My tribute movie to Buddy is pretty much done except for picking a soundtrack, except I might skip the soundtrack altogether. I can’t find the song that sums up how I feel, ie: “You were the greatest thing in the world and now you’re dead.”
I was hunting around for a specific movie clip of Buddy and instead found lots of pictures that I’d rejected and thrown away. I pulled out two. Not because they’re good, but because it hit me, this is it. No more new pictures of Buddy ever again. All the pictures I have now are all the pictures I will ever have.
This first one was taken at the end of this year’s spring cleaning. I was going for a panoramic shot of my sparkly and ridiculously clean apartment.
The one below was taken on June 26th, two months before Buddy died. I was still feeling hopeful then. Now it feels sad to see him look outside, with longing, toward a world that would soon go on without him. He always wanted to go out there (to kill birds!) and of course I never let him. And now that’s all over. Oh God.
This shot kinda kills me. I think it’s because I can’t do anything nice for him anymore. I can’t let him out there, not that I ever would. I can’t give him toys, or treats or food, or take him to vet to help him feel better. I can’t pull out the laser pointer which made him go insane he was so anxious to chase that little red light.
I so loved doing whatever made him happy. If you have a pet you know exactly what I’m talking about. For dog owners it must be reaching for the leash and your dog going nuts. It’s such a pleasure for the both of you, when you can give them exactly what they want. Poor little Buddy.
What a handsome cat. And what is left to say — you’ve said it all. It is a fearsome thing to love what time can touch (that’s from a tombstone c. 1774 in CT). And there is o other way to love, not on this planet, in this universe. Time gets us all.
But he’s such a handsome boy. You were right to love him like crazy.
Love that tombstone reference, Vivian…made me mindful of how brave we are to love…and thankful for the opportunities.
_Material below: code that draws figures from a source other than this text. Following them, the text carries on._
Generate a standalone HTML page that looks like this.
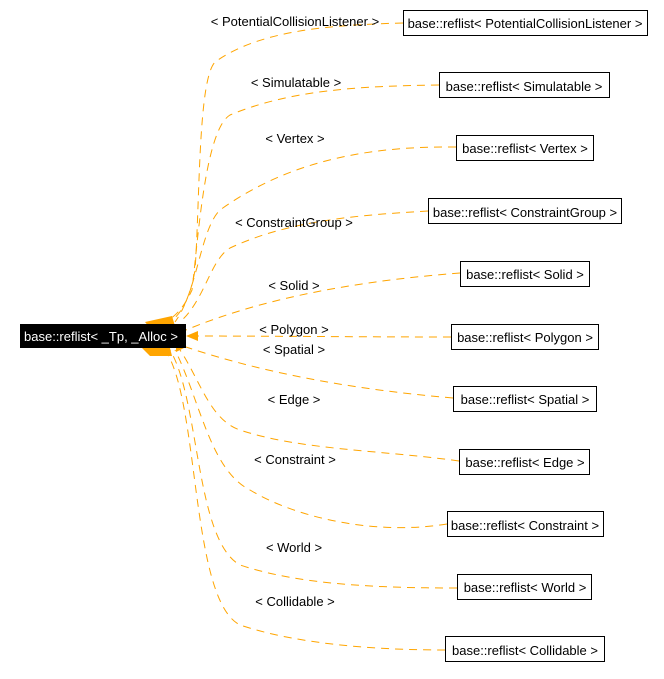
<!DOCTYPE html>
<html><head><meta charset="utf-8"><style>
html,body{margin:0;padding:0;background:#fff;}
svg{display:block;}
text{font-family:"Liberation Sans",sans-serif;font-size:13px;fill:#000;}
</style></head><body>
<svg width="664" height="679" viewBox="0 0 664 679" xmlns="http://www.w3.org/2000/svg">
<g fill="none" stroke="#ffa500" stroke-width="1" stroke-dasharray="8,6">
<path d="M403,23 C330,25 260,30 215,62 C198,80 200,200 195,270 C190,300 180,315 170,322"/>
<path d="M439,85 C360,86 290,90 230,115 C205,130 198,240 192,290 C185,305 178,315 165,322"/>
<path d="M456,147 C370,146 290,160 220,210 C200,230 198,290 175,322"/>
<path d="M428,211 C360,215 290,220 230,248 C210,260 205,300 180,322"/>
<path d="M460,273 C370,280 270,295 186,330"/>
<path d="M451,337 C360,337 270,336 186,336"/>
<path d="M453,398 C360,390 270,375 186,347"/>
<path d="M459,461 C380,450 300,450 240,430 C210,420 200,380 180,350"/>
<path d="M447,524 C380,535 300,520 250,490 C210,470 200,400 175,350"/>
<path d="M457,588 C380,588 300,585 240,565 C195,540 200,400 170,350"/>
<path d="M445,650 C380,650 300,645 240,625 C190,600 200,400 165,350"/>
</g>
<g fill="#ffa500">
<polygon points="186,330 174,327 175,337"/>
<polygon points="186,336 198,331 198,341"/>
<polygon points="186,347 176,343 176,352"/>
<polygon points="145,322 172,316 175,326 150,328"/>
<polygon points="142,348 170,348 172,356 150,356"/>
</g>
<rect x="20" y="324" width="166" height="24" fill="#000"/>
<text x="24" y="341" style="fill:#fff">base::reflist&lt; _Tp, _Alloc &gt;</text>
<g fill="#fff" stroke="#000" stroke-width="1">
<rect x="403.5" y="10.5" width="244" height="25"/>
<rect x="439.5" y="72.5" width="170" height="25"/>
<rect x="456.5" y="135.5" width="137" height="25"/>
<rect x="428.5" y="198.5" width="193" height="25"/>
<rect x="460.5" y="261.5" width="129" height="25"/>
<rect x="451.5" y="324.5" width="147" height="25"/>
<rect x="453.5" y="386.5" width="143" height="25"/>
<rect x="459.5" y="449.5" width="130" height="25"/>
<rect x="447.5" y="511.5" width="156" height="25"/>
<rect x="457.5" y="574.5" width="134" height="25"/>
<rect x="445.5" y="636.5" width="159" height="25"/>
</g>
<g text-anchor="middle">
<text x="525" y="28">base::reflist&lt; PotentialCollisionListener &gt;</text>
<text x="524" y="91">base::reflist&lt; Simulatable &gt;</text>
<text x="525" y="153">base::reflist&lt; Vertex &gt;</text>
<text x="525" y="217">base::reflist&lt; ConstraintGroup &gt;</text>
<text x="525" y="279">base::reflist&lt; Solid &gt;</text>
<text x="525" y="342">base::reflist&lt; Polygon &gt;</text>
<text x="525" y="404">base::reflist&lt; Spatial &gt;</text>
<text x="525" y="467">base::reflist&lt; Edge &gt;</text>
<text x="525" y="530">base::reflist&lt; Constraint &gt;</text>
<text x="525" y="592">base::reflist&lt; World &gt;</text>
<text x="525" y="655">base::reflist&lt; Collidable &gt;</text>
<text x="295" y="26">&lt; PotentialCollisionListener &gt;</text>
<text x="296" y="87">&lt; Simulatable &gt;</text>
<text x="295" y="143">&lt; Vertex &gt;</text>
<text x="294" y="227">&lt; ConstraintGroup &gt;</text>
<text x="294" y="290">&lt; Solid &gt;</text>
<text x="294" y="334">&lt; Polygon &gt;</text>
<text x="294" y="354">&lt; Spatial &gt;</text>
<text x="294" y="404">&lt; Edge &gt;</text>
<text x="295" y="464">&lt; Constraint &gt;</text>
<text x="294" y="552">&lt; World &gt;</text>
<text x="295" y="606">&lt; Collidable &gt;</text>
</g>
</svg>
</body></html>
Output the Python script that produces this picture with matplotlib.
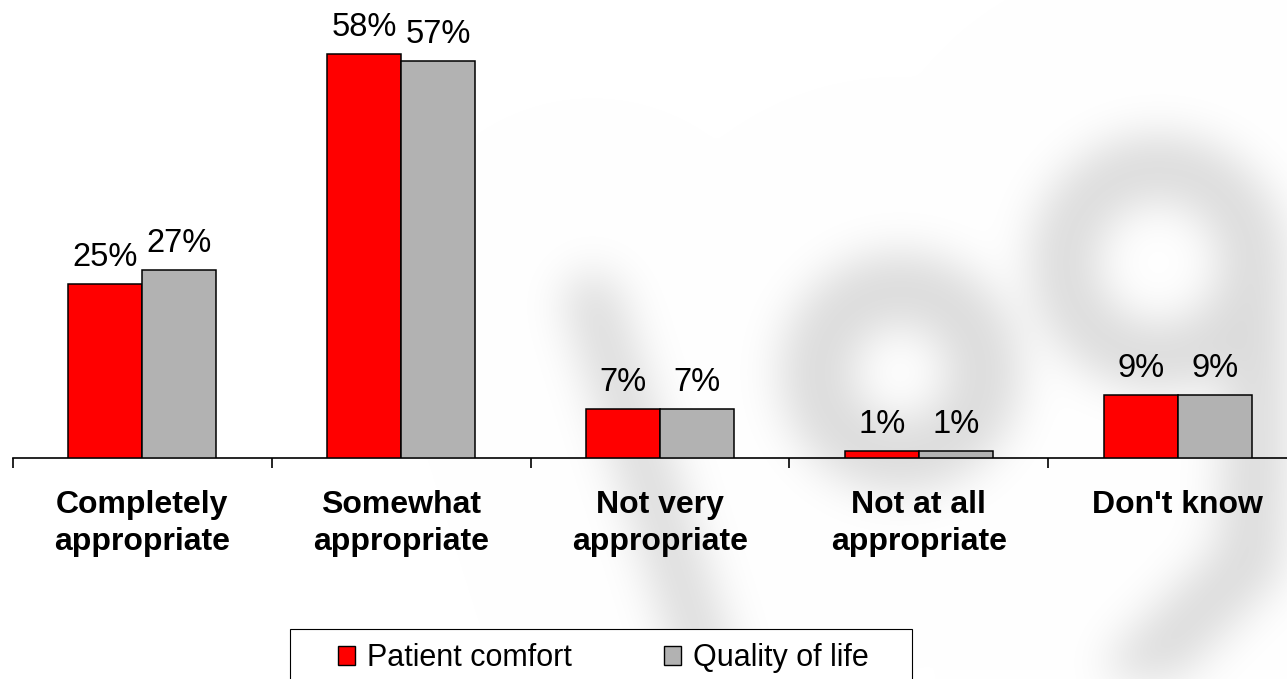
import matplotlib
matplotlib.use('Agg')

import matplotlib.pyplot as plt
import numpy as np
from matplotlib.patches import Patch, Rectangle

plt.rcParams['font.family'] = ['Liberation Sans', 'DejaVu Sans']

# survey answers, percent of respondents
categories = ['Completely\nappropriate', 'Somewhat\nappropriate', 'Not very\nappropriate',
              'Not at all\nappropriate', "Don't know"]
series_names = ['Patient comfort', 'Quality of life']
patient_comfort = [25, 58, 7, 1, 9]
quality_of_life = [27, 57, 7, 1, 9]
colors = ['#ff0000', '#b2b2b2']

W, H = 1287, 679
fig = plt.figure(figsize=(W / 100, H / 100), dpi=100)
fig.patch.set_facecolor('white')

# faint blurred logo in the background
yy, xx = np.mgrid[0:H, 0:W].astype(float)


def seg_dist(x0, y0, x1, y1):
    dx, dy = x1 - x0, y1 - y0
    t = np.clip(((xx - x0) * dx + (yy - y0) * dy) / (dx * dx + dy * dy), 0, 1)
    return np.hypot(xx - (x0 + t * dx), yy - (y0 + t * dy))


def gauss_matrix(n, sigma):
    i = np.arange(n)
    k = np.exp(-0.5 * ((i[:, None] - i[None, :]) / sigma) ** 2)
    return k / (sigma * np.sqrt(2 * np.pi))


shape = np.zeros((H, W))
shape[seg_dist(592, 300, 715, 690) < 28] = 1
r_e = np.hypot(xx - 900, yy - 372)
shape[(r_e < 120) & (r_e > 48)] = 1
r_g = np.hypot(xx - 1158, yy - 262)
shape[(r_g < 128) & (r_g > 62)] = 1
shape[seg_dist(1262, 300, 1250, 560) < 32] = 1
shape[seg_dist(1250, 560, 1140, 670) < 32] = 1

sigma = 22
soft = gauss_matrix(H, sigma) @ shape @ gauss_matrix(W, sigma)
shade = 1 - 0.14 * np.clip(soft, 0, 1)
fig.figimage(np.dstack([shade] * 3), xo=0, yo=0, origin='upper', zorder=-5)

ax = fig.add_axes([13 / W, 221 / H, 1294 / W, 453 / H])
ax.patch.set_visible(False)

x = np.arange(len(categories))
w = 0.286
b1 = ax.bar(x - w / 2, patient_comfort, w, color=colors[0], edgecolor='black',
            linewidth=1.1, label=series_names[0], zorder=3)
b2 = ax.bar(x + w / 2, quality_of_life, w, color=colors[1], edgecolor='black',
            linewidth=1.1, label=series_names[1], zorder=3)
for bars in (b1, b2):
    ax.bar_label(bars, labels=[f'{v}%' for v in bars.datavalues], padding=8,
                 fontsize=23.5)

ax.set_xlim(-0.5, len(categories) - 0.5)
ax.set_ylim(0, 65)
for s in ['left', 'right', 'top']:
    ax.spines[s].set_visible(False)
ax.spines['bottom'].set_linewidth(1.2)
ax.set_yticks([])

ax.set_xticks(x)
ax.set_xticklabels(categories, fontsize=23, fontweight='bold', linespacing=1.3)
ax.tick_params(axis='x', which='major', length=0, pad=23)
ax.set_xticks(np.arange(len(categories) + 1) - 0.5, minor=True)
ax.tick_params(axis='x', which='minor', length=7.5, width=1.2, direction='out')

# legend with a plain rectangular frame
fig.patches.append(Rectangle((290 / W, -0.05), 622 / W, 0.05 + 50 / H,
                             transform=fig.transFigure, facecolor='white',
                             edgecolor='black', linewidth=0.8, zorder=1))
handles = [Patch(facecolor=c, edgecolor='black', linewidth=1.0) for c in colors]
leg = fig.legend(handles, series_names, loc='center left',
                 bbox_to_anchor=(338 / W, 1 - 658 / H), ncol=2, frameon=False,
                 fontsize=22, handlelength=0.56, handleheight=0.56,
                 handletextpad=0.4, columnspacing=3.0, borderpad=0,
                 borderaxespad=0)
leg.set_zorder(2)

fig.savefig('out.png', dpi=100)
plt.close()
And you, Stacy, took advantage of those for dear Buddy (except for maybe satisfying his “bird lust”).
I have a pretty good idea of how you feel, Stacy. It really is what we all want, to see our pets happy because it makes us happy. And when there’s nothing more we can do for them, it’s the most helpless and frustrating feeling in the world. Our final act of love, to let them go, to let them rest, is at the same time ripping our hearts apart. After I said goodbye to my little kitty, I posted this on facebook: I hurt now but I know she doesn’t. In a way I think we take on their pain.
I don’t think we can ever “get over it,” and I don’t think the pain ever truly goes away. But it gets duller, doesn’t it? When we think of the ones we’ve lost, the pain will always be there – but I believe it settles into the background, allowing the good memories and the love we felt (and feel) to live in the foreground. That’s how we carry on. That’s how we don’t go truly insane with grief, and how we are able to love again.
Oh, Stacy,
I am so sorry for you and for Buddy.
Might I suggest?
http://www.youtube.com/watch?v=5sQeQC4hT10&feature=related
I don’t think you could help falling in love with Buddy.
That is such a beautiful and perfect cover of that song. I’m going use it I think (I have to buy it first). I’m going to need to come up with several songs. My video is currently 15 and a half minutes long. Insane.
Thank you all for responding, it helps as always. I love that quote Vivian, “It is a fearsome thing to love what time can touch.”